### WHAT TO DO
Will you repeat only the lines from the one with "Clone this chart in D3.js." through the one with "0.000, 0.000, 0.000, 0.000];", both included, leaving every picture out?
== EXERCISE DATA
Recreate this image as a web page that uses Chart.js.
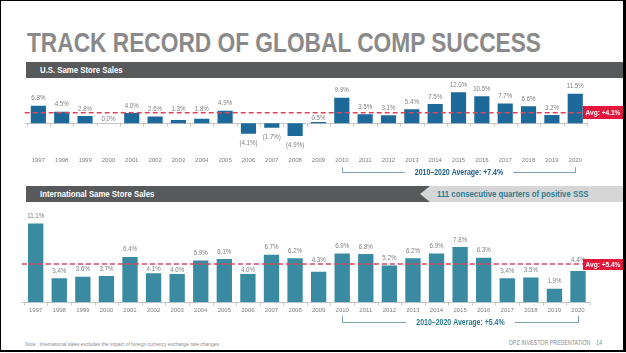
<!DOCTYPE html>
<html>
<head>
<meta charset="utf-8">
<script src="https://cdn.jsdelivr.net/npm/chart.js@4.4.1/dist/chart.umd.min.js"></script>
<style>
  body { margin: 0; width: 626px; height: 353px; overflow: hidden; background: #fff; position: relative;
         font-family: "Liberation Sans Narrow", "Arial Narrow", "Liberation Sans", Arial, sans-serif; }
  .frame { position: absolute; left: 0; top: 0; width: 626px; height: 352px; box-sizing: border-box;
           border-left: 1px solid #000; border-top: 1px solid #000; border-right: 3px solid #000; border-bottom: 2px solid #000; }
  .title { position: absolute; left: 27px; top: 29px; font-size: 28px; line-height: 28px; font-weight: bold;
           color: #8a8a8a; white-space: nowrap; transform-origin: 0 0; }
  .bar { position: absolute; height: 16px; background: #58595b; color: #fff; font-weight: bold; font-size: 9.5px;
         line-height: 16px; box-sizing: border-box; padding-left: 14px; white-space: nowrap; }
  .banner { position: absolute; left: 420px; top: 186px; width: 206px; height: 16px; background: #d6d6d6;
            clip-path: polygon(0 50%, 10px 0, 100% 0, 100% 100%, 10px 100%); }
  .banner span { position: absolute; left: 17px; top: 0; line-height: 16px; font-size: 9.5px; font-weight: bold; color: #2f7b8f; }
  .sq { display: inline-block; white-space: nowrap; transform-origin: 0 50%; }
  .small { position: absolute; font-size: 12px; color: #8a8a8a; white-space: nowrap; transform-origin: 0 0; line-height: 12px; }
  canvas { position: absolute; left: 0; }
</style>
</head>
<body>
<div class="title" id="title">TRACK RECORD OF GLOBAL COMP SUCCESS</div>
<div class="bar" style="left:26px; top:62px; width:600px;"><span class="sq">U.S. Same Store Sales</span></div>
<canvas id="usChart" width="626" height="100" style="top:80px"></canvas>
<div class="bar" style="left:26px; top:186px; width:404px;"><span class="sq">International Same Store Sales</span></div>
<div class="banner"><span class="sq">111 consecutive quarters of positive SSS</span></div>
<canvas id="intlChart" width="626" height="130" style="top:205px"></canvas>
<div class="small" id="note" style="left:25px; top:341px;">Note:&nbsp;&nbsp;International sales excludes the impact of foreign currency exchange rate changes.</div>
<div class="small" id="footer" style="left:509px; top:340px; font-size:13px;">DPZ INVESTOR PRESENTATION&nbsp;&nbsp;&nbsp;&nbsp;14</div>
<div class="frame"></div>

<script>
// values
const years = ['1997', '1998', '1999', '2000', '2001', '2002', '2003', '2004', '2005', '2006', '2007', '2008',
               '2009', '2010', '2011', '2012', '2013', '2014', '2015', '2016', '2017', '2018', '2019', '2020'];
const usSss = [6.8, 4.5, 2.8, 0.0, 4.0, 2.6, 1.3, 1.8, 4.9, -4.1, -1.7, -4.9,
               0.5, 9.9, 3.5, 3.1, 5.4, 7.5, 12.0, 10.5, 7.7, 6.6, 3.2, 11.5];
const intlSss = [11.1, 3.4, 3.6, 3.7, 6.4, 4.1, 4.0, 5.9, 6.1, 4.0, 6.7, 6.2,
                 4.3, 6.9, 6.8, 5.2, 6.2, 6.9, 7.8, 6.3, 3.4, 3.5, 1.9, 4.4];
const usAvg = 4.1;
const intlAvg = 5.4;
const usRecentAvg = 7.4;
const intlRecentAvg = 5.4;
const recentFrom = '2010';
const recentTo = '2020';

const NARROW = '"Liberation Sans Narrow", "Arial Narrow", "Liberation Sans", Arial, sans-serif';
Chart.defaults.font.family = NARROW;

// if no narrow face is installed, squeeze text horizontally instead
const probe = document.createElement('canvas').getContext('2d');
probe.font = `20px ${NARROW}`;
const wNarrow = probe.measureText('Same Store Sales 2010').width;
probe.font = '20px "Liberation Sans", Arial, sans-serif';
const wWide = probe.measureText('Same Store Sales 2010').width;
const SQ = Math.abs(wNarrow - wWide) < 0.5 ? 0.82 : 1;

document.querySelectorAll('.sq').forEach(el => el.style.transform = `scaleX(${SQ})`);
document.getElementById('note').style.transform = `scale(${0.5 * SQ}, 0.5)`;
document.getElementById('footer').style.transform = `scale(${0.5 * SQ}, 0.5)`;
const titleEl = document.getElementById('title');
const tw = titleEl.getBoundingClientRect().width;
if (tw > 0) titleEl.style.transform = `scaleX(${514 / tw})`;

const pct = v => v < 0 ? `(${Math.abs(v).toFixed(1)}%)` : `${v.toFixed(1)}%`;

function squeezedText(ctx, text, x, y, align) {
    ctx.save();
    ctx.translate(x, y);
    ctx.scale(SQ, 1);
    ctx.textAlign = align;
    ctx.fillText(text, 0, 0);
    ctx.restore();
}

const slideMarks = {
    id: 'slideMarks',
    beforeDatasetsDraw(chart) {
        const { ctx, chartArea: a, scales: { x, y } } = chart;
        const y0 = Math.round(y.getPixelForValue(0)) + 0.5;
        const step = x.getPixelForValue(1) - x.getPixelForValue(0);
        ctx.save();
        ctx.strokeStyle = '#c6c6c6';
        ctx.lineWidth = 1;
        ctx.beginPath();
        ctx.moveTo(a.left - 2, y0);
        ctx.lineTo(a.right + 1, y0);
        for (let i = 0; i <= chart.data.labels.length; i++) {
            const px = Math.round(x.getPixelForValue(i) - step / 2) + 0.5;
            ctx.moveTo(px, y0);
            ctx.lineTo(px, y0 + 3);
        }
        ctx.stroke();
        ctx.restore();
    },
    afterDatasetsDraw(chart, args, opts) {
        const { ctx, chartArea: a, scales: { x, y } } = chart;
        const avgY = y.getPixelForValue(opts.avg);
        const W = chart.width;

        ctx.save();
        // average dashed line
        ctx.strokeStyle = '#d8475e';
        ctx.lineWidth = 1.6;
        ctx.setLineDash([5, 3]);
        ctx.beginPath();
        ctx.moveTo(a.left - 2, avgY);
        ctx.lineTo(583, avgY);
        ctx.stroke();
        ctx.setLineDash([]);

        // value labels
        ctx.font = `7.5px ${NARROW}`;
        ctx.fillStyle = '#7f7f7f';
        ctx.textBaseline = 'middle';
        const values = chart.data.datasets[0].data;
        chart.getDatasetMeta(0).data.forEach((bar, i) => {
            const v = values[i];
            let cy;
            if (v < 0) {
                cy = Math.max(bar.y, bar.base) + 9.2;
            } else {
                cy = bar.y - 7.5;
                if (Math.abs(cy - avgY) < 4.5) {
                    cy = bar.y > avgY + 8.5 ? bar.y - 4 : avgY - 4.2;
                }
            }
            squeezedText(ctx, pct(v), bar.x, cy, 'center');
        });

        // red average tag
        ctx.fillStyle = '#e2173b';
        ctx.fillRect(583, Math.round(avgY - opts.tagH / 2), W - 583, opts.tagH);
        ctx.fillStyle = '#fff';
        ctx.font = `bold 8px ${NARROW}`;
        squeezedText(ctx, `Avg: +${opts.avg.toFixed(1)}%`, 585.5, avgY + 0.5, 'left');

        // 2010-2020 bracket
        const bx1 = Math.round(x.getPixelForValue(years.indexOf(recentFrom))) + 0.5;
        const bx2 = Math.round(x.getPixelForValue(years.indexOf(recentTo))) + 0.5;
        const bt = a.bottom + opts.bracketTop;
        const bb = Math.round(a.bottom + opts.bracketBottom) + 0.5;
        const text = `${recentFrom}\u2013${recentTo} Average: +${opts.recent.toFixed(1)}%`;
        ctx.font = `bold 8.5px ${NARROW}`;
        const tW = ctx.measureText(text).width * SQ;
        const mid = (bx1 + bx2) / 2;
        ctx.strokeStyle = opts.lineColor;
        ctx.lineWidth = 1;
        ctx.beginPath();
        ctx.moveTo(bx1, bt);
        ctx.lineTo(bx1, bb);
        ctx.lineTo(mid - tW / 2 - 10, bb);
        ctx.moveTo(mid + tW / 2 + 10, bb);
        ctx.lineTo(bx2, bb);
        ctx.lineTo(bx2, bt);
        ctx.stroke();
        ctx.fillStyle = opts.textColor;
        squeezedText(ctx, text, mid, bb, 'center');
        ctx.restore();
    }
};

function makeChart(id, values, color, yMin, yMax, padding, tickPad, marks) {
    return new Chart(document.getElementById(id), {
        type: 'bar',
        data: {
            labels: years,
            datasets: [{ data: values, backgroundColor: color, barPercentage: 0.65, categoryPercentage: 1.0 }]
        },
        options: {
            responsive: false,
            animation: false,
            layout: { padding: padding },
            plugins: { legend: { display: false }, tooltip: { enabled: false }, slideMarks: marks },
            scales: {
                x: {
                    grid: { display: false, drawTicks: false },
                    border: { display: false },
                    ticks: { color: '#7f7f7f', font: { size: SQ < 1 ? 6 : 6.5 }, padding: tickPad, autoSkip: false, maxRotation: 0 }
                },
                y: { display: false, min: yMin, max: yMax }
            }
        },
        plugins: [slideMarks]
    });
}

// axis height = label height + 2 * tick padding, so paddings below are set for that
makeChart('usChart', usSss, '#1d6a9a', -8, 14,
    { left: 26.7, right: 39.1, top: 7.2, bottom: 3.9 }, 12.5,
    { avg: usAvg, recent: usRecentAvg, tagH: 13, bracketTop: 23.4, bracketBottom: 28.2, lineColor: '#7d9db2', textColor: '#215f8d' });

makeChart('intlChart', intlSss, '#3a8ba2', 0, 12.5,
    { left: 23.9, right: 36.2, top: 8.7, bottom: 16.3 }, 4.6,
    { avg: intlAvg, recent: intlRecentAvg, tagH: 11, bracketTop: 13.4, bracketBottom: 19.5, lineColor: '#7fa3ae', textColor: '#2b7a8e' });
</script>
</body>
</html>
====
== EXERCISE DATA
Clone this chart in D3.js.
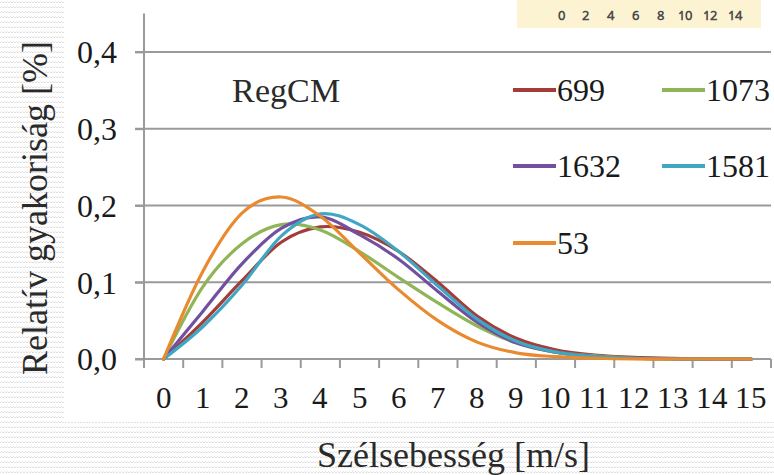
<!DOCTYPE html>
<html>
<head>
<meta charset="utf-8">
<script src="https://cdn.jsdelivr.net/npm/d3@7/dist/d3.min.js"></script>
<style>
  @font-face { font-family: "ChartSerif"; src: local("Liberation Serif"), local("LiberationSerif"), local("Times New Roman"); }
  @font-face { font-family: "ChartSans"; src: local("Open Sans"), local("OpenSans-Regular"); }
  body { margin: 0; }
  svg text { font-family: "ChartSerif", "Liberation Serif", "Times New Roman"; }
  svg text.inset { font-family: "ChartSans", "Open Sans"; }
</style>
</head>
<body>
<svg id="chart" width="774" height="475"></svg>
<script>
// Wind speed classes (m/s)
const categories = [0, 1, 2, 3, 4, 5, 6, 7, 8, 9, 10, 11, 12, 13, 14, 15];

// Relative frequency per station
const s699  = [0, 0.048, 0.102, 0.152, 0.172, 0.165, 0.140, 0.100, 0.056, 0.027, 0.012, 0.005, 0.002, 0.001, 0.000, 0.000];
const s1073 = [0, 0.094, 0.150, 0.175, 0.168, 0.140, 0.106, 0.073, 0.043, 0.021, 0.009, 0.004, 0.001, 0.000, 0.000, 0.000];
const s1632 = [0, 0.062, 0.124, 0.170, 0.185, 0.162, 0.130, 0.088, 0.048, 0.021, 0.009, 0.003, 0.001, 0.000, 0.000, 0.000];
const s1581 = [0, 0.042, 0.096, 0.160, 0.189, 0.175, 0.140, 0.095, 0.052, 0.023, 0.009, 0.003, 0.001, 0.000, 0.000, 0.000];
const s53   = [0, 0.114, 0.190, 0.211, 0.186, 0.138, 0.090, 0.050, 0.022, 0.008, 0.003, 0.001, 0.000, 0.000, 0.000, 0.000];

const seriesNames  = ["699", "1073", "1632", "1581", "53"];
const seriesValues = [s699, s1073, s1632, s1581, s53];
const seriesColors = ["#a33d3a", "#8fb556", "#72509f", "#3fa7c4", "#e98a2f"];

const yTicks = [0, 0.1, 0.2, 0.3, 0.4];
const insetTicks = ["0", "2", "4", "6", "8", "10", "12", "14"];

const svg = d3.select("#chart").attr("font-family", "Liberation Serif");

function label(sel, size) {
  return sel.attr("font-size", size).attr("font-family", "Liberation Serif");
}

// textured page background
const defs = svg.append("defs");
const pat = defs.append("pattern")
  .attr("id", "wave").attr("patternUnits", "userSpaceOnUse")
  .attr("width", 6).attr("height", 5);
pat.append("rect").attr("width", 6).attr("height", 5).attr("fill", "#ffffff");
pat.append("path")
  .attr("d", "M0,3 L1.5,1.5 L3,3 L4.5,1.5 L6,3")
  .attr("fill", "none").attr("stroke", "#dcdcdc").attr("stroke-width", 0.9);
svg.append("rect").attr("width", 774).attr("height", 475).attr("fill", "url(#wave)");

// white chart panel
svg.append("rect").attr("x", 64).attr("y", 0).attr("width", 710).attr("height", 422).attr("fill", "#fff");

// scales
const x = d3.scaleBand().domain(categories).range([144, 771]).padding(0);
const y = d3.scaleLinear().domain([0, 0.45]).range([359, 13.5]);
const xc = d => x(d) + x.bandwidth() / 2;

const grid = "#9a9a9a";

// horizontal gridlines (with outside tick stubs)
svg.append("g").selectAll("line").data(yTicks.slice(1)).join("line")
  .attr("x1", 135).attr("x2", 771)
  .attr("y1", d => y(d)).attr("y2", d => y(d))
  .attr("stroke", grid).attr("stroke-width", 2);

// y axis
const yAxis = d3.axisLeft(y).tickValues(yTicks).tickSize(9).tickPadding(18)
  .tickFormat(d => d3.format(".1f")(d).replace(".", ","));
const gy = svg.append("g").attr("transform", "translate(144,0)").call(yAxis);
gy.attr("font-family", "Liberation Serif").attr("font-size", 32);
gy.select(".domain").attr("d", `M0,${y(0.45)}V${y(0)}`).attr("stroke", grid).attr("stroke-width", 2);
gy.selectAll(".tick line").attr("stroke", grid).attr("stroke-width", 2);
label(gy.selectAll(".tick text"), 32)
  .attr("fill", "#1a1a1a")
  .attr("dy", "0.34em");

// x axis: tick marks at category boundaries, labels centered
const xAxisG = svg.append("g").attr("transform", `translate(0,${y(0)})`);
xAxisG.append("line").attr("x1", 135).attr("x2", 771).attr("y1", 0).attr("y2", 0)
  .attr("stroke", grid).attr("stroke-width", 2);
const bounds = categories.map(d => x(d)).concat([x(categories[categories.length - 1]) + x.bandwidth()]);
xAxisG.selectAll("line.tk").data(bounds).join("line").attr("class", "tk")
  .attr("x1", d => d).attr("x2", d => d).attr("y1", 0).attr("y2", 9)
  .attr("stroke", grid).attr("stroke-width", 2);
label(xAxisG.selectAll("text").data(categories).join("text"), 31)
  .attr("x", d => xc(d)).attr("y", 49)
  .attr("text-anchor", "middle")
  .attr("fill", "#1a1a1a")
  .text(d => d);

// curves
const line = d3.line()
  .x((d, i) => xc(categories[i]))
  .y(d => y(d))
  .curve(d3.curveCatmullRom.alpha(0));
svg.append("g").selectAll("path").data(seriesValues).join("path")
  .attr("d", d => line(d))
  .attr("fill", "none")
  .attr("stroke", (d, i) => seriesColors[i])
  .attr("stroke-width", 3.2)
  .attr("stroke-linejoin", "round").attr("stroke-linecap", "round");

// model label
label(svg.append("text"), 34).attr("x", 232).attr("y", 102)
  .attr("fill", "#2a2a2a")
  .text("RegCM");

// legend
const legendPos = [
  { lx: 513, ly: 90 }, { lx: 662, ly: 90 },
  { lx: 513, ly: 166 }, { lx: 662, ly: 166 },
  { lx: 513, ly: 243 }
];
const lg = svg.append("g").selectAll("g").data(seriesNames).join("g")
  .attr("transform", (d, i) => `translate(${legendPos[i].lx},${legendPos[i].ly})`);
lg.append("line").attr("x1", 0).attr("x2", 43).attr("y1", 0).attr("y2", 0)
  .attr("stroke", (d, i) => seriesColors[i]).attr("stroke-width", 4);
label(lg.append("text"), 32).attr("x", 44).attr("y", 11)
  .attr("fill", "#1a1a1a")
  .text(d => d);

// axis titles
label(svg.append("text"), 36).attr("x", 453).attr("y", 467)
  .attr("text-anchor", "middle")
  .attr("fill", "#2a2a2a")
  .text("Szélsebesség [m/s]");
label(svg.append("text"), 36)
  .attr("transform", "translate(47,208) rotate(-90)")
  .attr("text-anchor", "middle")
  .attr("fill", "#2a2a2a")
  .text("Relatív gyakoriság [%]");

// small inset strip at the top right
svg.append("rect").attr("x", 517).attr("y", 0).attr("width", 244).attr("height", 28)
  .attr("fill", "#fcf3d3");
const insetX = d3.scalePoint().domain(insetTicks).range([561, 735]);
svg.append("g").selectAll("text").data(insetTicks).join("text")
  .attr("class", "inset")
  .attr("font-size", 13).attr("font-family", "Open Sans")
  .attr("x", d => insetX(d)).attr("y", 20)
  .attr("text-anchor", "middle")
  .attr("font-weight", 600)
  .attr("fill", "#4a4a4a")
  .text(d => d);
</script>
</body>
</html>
====
### FULL RESPONSE
Clone this chart in D3.js.
<!DOCTYPE html>
<html>
<head>
<meta charset="utf-8">
<script src="https://cdn.jsdelivr.net/npm/d3@7/dist/d3.min.js"></script>
<style>
  @font-face { font-family: "ChartSerif"; src: local("Liberation Serif"), local("LiberationSerif"), local("Times New Roman"); }
  @font-face { font-family: "ChartSans"; src: local("Open Sans"), local("OpenSans-Regular"); }
  body { margin: 0; }
  svg text { font-family: "ChartSerif", "Liberation Serif", "Times New Roman"; }
  svg text.inset { font-family: "ChartSans", "Open Sans"; }
</style>
</head>
<body>
<svg id="chart" width="774" height="475"></svg>
<script>
// Wind speed classes (m/s)
const categories = [0, 1, 2, 3, 4, 5, 6, 7, 8, 9, 10, 11, 12, 13, 14, 15];

// Relative frequency per station
const s699  = [0, 0.048, 0.102, 0.152, 0.172, 0.165, 0.140, 0.100, 0.056, 0.027, 0.012, 0.005, 0.002, 0.001, 0.000, 0.000];
const s1073 = [0, 0.094, 0.150, 0.175, 0.168, 0.140, 0.106, 0.073, 0.043, 0.021, 0.009, 0.004, 0.001, 0.000, 0.000, 0.000];
const s1632 = [0, 0.062, 0.124, 0.170, 0.185, 0.162, 0.130, 0.088, 0.048, 0.021, 0.009, 0.003, 0.001, 0.000, 0.000, 0.000];
const s1581 = [0, 0.042, 0.096, 0.160, 0.189, 0.175, 0.140, 0.095, 0.052, 0.023, 0.009, 0.003, 0.001, 0.000, 0.000, 0.000];
const s53   = [0, 0.114, 0.190, 0.211, 0.186, 0.138, 0.090, 0.050, 0.022, 0.008, 0.003, 0.001, 0.000, 0.000, 0.000, 0.000];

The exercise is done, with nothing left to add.